Source data
..........

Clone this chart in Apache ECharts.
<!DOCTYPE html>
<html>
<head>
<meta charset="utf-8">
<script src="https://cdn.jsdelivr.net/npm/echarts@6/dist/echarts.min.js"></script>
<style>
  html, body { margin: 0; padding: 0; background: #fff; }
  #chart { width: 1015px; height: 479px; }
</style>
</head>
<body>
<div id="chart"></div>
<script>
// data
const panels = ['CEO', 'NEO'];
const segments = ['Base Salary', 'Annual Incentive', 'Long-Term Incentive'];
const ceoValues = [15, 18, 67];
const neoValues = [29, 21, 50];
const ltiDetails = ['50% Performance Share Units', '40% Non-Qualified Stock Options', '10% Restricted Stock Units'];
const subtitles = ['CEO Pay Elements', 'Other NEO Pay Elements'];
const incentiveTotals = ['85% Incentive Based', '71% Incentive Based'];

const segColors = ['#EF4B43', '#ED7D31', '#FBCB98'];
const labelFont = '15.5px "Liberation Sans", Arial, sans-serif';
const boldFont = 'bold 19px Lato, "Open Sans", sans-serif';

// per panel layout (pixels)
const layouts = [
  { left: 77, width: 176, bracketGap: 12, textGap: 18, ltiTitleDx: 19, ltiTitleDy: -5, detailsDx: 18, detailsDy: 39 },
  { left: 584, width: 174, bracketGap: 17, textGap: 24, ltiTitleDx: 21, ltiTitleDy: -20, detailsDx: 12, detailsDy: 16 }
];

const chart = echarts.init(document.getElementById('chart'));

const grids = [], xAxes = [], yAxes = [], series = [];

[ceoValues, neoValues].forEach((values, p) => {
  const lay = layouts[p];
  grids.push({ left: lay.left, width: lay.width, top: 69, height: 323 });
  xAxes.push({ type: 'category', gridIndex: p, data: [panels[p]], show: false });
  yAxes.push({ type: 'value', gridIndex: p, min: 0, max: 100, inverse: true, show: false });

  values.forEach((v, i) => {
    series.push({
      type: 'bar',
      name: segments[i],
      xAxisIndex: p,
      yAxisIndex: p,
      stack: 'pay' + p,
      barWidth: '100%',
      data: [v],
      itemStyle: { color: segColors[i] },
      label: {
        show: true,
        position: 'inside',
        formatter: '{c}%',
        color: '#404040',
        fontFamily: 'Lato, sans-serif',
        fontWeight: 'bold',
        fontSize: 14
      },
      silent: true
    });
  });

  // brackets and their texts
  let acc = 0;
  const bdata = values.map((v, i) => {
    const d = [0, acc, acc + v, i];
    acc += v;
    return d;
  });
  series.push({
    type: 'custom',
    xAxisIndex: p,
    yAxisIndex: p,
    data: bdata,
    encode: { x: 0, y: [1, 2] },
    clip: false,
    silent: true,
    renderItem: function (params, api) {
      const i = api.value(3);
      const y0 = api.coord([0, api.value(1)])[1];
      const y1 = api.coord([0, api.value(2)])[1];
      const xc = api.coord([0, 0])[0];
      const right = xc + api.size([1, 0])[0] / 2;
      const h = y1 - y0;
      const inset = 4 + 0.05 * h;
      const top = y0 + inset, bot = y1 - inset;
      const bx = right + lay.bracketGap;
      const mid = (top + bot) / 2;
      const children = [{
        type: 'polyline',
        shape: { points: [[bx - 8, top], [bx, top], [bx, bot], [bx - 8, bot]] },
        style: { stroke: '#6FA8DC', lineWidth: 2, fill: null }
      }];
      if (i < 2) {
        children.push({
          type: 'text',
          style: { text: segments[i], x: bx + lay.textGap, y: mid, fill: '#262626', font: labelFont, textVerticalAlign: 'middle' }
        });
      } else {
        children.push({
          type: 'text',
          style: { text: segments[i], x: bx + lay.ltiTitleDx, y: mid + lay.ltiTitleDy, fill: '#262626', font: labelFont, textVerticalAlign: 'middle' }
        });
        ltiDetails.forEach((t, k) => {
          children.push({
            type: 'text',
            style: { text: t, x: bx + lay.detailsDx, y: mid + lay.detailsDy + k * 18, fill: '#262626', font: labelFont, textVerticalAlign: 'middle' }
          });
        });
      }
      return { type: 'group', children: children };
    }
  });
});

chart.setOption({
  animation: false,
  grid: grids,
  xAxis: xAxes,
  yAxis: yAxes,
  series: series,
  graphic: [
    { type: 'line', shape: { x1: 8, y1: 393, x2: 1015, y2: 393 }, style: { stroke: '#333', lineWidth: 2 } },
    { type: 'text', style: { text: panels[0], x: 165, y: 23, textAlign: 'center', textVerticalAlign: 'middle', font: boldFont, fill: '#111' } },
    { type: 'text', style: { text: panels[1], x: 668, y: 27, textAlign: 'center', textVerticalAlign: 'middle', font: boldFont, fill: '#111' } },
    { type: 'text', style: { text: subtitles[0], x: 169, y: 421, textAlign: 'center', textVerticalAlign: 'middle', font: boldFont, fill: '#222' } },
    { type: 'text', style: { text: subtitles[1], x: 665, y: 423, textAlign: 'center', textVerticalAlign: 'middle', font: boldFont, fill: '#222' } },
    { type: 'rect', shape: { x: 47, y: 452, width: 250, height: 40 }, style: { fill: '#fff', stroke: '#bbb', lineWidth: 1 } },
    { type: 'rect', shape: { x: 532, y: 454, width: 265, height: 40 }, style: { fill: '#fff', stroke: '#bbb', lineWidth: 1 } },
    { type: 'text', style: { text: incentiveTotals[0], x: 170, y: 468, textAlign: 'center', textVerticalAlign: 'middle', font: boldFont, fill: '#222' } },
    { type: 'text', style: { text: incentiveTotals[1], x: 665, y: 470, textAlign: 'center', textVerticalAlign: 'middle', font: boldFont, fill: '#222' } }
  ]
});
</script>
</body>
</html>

..........

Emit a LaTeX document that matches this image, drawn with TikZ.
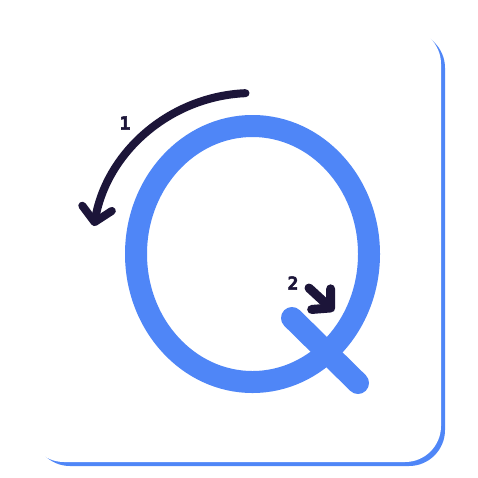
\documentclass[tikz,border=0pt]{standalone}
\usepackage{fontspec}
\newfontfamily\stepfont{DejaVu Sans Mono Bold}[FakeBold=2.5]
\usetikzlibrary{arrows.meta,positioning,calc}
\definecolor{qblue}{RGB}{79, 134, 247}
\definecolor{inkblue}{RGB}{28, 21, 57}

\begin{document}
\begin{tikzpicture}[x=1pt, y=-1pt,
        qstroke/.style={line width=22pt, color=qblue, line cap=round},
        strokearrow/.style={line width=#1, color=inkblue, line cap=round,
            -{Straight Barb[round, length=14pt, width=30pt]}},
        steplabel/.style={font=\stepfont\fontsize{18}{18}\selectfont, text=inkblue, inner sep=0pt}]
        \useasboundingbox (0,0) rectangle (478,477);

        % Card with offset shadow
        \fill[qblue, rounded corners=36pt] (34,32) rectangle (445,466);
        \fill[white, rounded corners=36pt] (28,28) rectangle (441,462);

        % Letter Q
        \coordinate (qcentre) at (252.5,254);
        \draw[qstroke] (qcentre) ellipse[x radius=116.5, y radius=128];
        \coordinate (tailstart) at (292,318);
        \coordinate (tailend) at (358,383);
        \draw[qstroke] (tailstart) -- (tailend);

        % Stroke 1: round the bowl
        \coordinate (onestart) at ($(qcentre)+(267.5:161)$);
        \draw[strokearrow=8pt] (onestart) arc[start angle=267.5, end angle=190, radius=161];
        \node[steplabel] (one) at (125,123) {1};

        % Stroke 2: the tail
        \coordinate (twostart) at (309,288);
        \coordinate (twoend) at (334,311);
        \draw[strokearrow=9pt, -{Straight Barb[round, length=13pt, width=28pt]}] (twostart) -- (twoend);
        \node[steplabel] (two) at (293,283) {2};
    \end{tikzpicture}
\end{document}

..........

* [What you need to do]
Reproduce the lines exactly, from the line that contains "Clone this chart in Apache ECharts." through the line that contains "true, show: false", and nothing more.

* [Solution below]
Clone this chart in Apache ECharts.
<!DOCTYPE html>
<html>
<head>
<meta charset="utf-8">
<script src="https://cdn.jsdelivr.net/npm/echarts@6/dist/echarts.min.js"></script>
<style>
  html, body { margin: 0; padding: 0; background: #fff; }
  #chart { width: 1015px; height: 479px; }
</style>
</head>
<body>
<div id="chart"></div>
<script>
// data
const panels = ['CEO', 'NEO'];
const segments = ['Base Salary', 'Annual Incentive', 'Long-Term Incentive'];
const ceoValues = [15, 18, 67];
const neoValues = [29, 21, 50];
const ltiDetails = ['50% Performance Share Units', '40% Non-Qualified Stock Options', '10% Restricted Stock Units'];
const subtitles = ['CEO Pay Elements', 'Other NEO Pay Elements'];
const incentiveTotals = ['85% Incentive Based', '71% Incentive Based'];

const segColors = ['#EF4B43', '#ED7D31', '#FBCB98'];
const labelFont = '15.5px "Liberation Sans", Arial, sans-serif';
const boldFont = 'bold 19px Lato, "Open Sans", sans-serif';

// per panel layout (pixels)
const layouts = [
  { left: 77, width: 176, bracketGap: 12, textGap: 18, ltiTitleDx: 19, ltiTitleDy: -5, detailsDx: 18, detailsDy: 39 },
  { left: 584, width: 174, bracketGap: 17, textGap: 24, ltiTitleDx: 21, ltiTitleDy: -20, detailsDx: 12, detailsDy: 16 }
];

const chart = echarts.init(document.getElementById('chart'));

const grids = [], xAxes = [], yAxes = [], series = [];

[ceoValues, neoValues].forEach((values, p) => {
  const lay = layouts[p];
  grids.push({ left: lay.left, width: lay.width, top: 69, height: 323 });
  xAxes.push({ type: 'category', gridIndex: p, data: [panels[p]], show: false });
  yAxes.push({ type: 'value', gridIndex: p, min: 0, max: 100, inverse: true, show: false });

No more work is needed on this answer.